Eliane e Rura em Bruges (Bélgica), 1995

Rura na rede, acampamento no Peixe (TO)

Com Kemle, apoiou sua primeira atividade em consultório, como nutricionista, e foi uma das suas primeiras pacientes, até para dar uma força. Quando soube que Kemle não cobraria dela por ser sua amiga, não aceitou, de forma alguma. Disse que ela estava começando, tinha despesas e ela não se sentiria bem se não pagasse.
O primeiro encontro com Gelva foi na Faculdade de Serviço Social na Universidade Católica de Goiás , atual PUC, mais precisamente no Centro Acadêmico de Serviço Social e depois desse se tornaram amigas. Viajaram juntas várias vezes para Pirenópolis, Cidade de Goiás, e outros locais, alugavam casas e passavam finais de semanas nestas cidades, juntamente com outras e outros amigos, também acompanhadas pelas crianças e depois adolescentes filhas e filhos, sobrinhas/os, amigas das amigas, sempre tinha gente diferente. Nossas amigas eram boas cozinheiras e aproveitávamos dos bons pratos. Rura, Gelva e outras gostavam de comer e de lavar as vasilhas. Quando foi fazer parte do Grupo Transas do Corpo, Rura pode dividir com Gelva, já conhecida, e outras amigas a nossa descoberta coletiva do Feminismo.
Para Joana, que entrou no Transas só em 1993, ela foi uma referência fundamental. Rura levou Joana como aprendiz das suas articulações políticas em várias viagens, tanto na preparação da Conferência de Beijing, quanto na Regional Goiás da Rede Feminista de Saúde. Foram muitas oportunidades das duas serem aquarianas juntas! Rura era direta, honesta, firme, mas também bem-humorada e paciente. A melhor memória de todas é a Rura rindo e sendo precisa nos seus comentários!

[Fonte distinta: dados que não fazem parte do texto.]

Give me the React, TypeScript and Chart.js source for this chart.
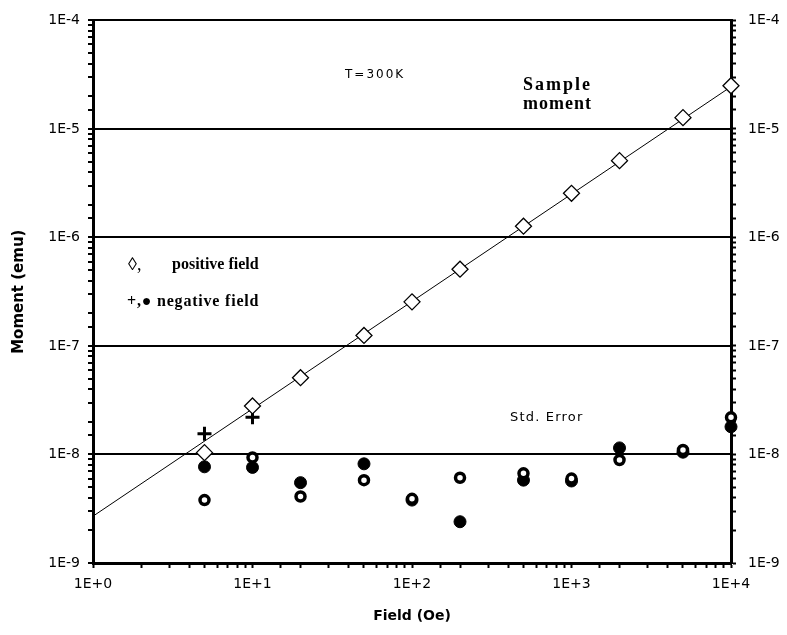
import React, { useEffect, useRef } from "react";
import { Chart, registerables } from "chart.js";

Chart.register(...registerables);

// ---- data ----
const fields = [5, 10, 20, 50, 100, 200, 500, 1000, 2000, 5000, 10000];
const momentPositive = [1.04e-8, 2.8e-8, 5.1e-8, 1.25e-7, 2.55e-7, 5.1e-7, 1.27e-6, 2.55e-6, 5.1e-6, 1.27e-5, 2.5e-5];
const momentNegative = [1.55e-8, 2.2e-8, 5.1e-8, 1.25e-7, 2.55e-7, 5.1e-7, 1.27e-6, 2.55e-6, 5.1e-6, 1.27e-5, 2.5e-5];
const stdErrPositive = [3.8e-9, 9.4e-9, 4.1e-9, 5.8e-9, 3.9e-9, 6.1e-9, 6.7e-9, 6.0e-9, 8.9e-9, 1.1e-8, 2.2e-8];
const stdErrNegative = [7.7e-9, 7.6e-9, 5.5e-9, 8.2e-9, 3.8e-9, 2.4e-9, 5.8e-9, 5.7e-9, 1.15e-8, 1.05e-8, 1.8e-8];
const fitX = [1, 10000];
const fitY = [2.7e-9, 2.45e-5];

const xTickLabels = ["1E+0", "1E+1", "1E+2", "1E+3", "1E+4"];
const yTickLabels = ["1E-9", "1E-8", "1E-7", "1E-6", "1E-5", "1E-4"];
const xMin = 1;
const xMax = 10000;
const yMin = 1e-9;
const yMax = 1e-4;

const toPts = (xs: number[], ys: number[]) => xs.map((x, i) => ({ x, y: ys[i] }));

const isPow10 = (v: number) => {
  const l = Math.log10(v);
  return Math.abs(l - Math.round(l)) < 1e-6;
};

const xLabel = (v: number) => (isPow10(v) ? xTickLabels[Math.round(Math.log10(v))] ?? "" : "");
const yLabel = (v: number) => (isPow10(v) ? yTickLabels[Math.round(Math.log10(v)) + 9] ?? "" : "");

const tickFont = { family: "DejaVu Sans", size: 14 };

export default function App() {
  const ref = useRef<HTMLCanvasElement | null>(null);

  useEffect(() => {
    if (!ref.current) return;
    const chart = new Chart(ref.current, {
      type: "scatter",
      data: {
        datasets: [
          {
            label: "positive moment",
            data: toPts(fields, momentPositive),
            pointStyle: "rectRot",
            pointRadius: 8,
            backgroundColor: "#ffffff",
            borderColor: "#000000",
            borderWidth: 1.3,
            clip: false,
          },
          {
            label: "negative moment",
            data: toPts(fields, momentNegative),
            pointStyle: "cross",
            pointRadius: 7,
            backgroundColor: "#000000",
            borderColor: "#000000",
            borderWidth: 3,
            clip: false,
          },
          {
            label: "positive std error",
            data: toPts(fields, stdErrPositive),
            pointStyle: "circle",
            pointRadius: 4.5,
            backgroundColor: "#ffffff",
            borderColor: "#000000",
            borderWidth: 3.5,
            clip: false,
          },
          {
            label: "negative std error",
            data: toPts(fields, stdErrNegative),
            pointStyle: "circle",
            pointRadius: 6,
            backgroundColor: "#000000",
            borderColor: "#000000",
            borderWidth: 1,
            clip: false,
          },
          {
            label: "fit",
            data: toPts(fitX, fitY),
            showLine: true,
            pointRadius: 0,
            borderColor: "#000000",
            borderWidth: 1,
          },
        ],
      },
      options: {
        responsive: false,
        animation: false,
        layout: { padding: { top: 17, left: 0, right: 0, bottom: 0 } },
        plugins: { legend: { display: false }, tooltip: { enabled: false } },
        scales: {
          x: {
            type: "logarithmic",
            position: "bottom",
            min: xMin,
            max: xMax,
            border: { display: true, color: "#000000", width: 3 },
            grid: {
              drawOnChartArea: false,
              tickColor: "#000000",
              tickLength: 5,
              tickWidth: 2,
            },
            ticks: {
              autoSkip: false,
              maxRotation: 0,
              padding: 8,
              color: "#000000",
              font: tickFont,
              callback: (v: any) => xLabel(Number(v)),
            },
            title: {
              display: true,
              text: "Field (Oe)",
              color: "#000000",
              font: { family: "DejaVu Sans", size: 14, weight: "bold" },
              padding: { top: 0, bottom: 10 },
            },
            afterFit: (s: any) => {
              s.height = 72;
            },
          },
          y: {
            type: "logarithmic",
            position: "left",
            min: yMin,
            max: yMax,
            border: { display: true, color: "#000000", width: 3 },
            grid: {
              drawOnChartArea: true,
              color: (ctx: any) => (ctx.tick && isPow10(ctx.tick.value) ? "#000000" : "rgba(0,0,0,0)"),
              lineWidth: 2,
              tickColor: "#000000",
              tickLength: 5,
              tickWidth: 2,
            },
            ticks: {
              autoSkip: false,
              padding: 8,
              color: "#000000",
              font: tickFont,
              callback: (v: any) => yLabel(Number(v)),
            },
            title: {
              display: true,
              text: "Moment (emu)",
              color: "#000000",
              font: { family: "DejaVu Sans", size: 15, weight: "bold" },
              padding: { top: 10, bottom: 0 },
            },
            afterFit: (s: any) => {
              s.width = 93;
            },
          },
          y2: {
            type: "logarithmic",
            position: "right",
            min: yMin,
            max: yMax,
            border: { display: true, color: "#000000", width: 3 },
            grid: {
              drawOnChartArea: false,
              tickColor: "#000000",
              tickLength: 5,
              tickWidth: 2,
            },
            ticks: {
              autoSkip: false,
              padding: 12,
              color: "#000000",
              font: tickFont,
              callback: (v: any) => yLabel(Number(v)),
            },
            afterFit: (s: any) => {
              s.width = 56;
            },
          },
        },
      },
    });
    return () => chart.destroy();
  }, []);

  const serif = "'Liberation Serif', 'Times New Roman', serif";
  const sans = "'DejaVu Sans', sans-serif";
  const note = (style: React.CSSProperties, text: string, key: string) => (
    <div
      key={key}
      style={{
        position: "absolute",
        whiteSpace: "nowrap",
        color: "#000",
        lineHeight: 1,
        transform: "translateY(-50%)",
        ...style,
      }}
    >
      {text}
    </div>
  );

  return (
    <div style={{ position: "fixed", left: 0, top: 0, width: 787, height: 635, background: "#fff" }}>
      <canvas ref={ref} width={787} height={635} style={{ display: "block" }} />
      {note({ left: 345, top: 74, fontFamily: sans, fontSize: 12, letterSpacing: 2 }, "T=300K", "t")}
      {note({ left: 523, top: 84, fontFamily: serif, fontSize: 18, fontWeight: "bold", letterSpacing: 2 }, "Sample", "s1")}
      {note({ left: 523, top: 103, fontFamily: serif, fontSize: 18, fontWeight: "bold", letterSpacing: 1 }, "moment", "s2")}
      {note({ left: 128, top: 264, fontFamily: serif, fontSize: 18 }, "◊,", "l1a")}
      {note({ left: 172, top: 264, fontFamily: serif, fontSize: 16, fontWeight: "bold" }, "positive field", "l1b")}
      {note({ left: 127, top: 301, fontFamily: serif, fontSize: 16, fontWeight: "bold", letterSpacing: 0.8 }, "+,● negative field", "l2")}
      {note({ left: 510, top: 416, fontFamily: sans, fontSize: 13, letterSpacing: 1.2 }, "Std. Error", "se")}
    </div>
  );
}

Rurany com equipe do Transas em 2001

Rura numa das muitas viagens com as amigas, Praia das Fontes (Ceará), 1991

Ficamos bastante impressionadas, mas não surpresas, com sua enorme capacidade de nos consolar, tranquilizar, assim que soubemos de seu adoecimento. Ela continuava, assim, cuidando das mulheres, suas amigas, sua família. A alegria foi imensa quando ela aceitou ser cuidada e Kemle pode, por algumas vezes, a partir da aplicação de Reiki, retribuir a essa querida amiga, um pouco do cuidado e amorosidade que ela sempre destinou a todas nós.
Somos muito gratas por termos feito parte da marcante história de Rurany Esther Silva. Que ela possa viver em nós, nos despertando para a força e solidariedade tão essenciais para a vida, principalmente no nosso Brasil atual, onde fará muita falta.

Salve, Abelha Rainha!

30anos
Grupo Transas do Corpo
Ações educativas em gênero,
saúde e sexualidade.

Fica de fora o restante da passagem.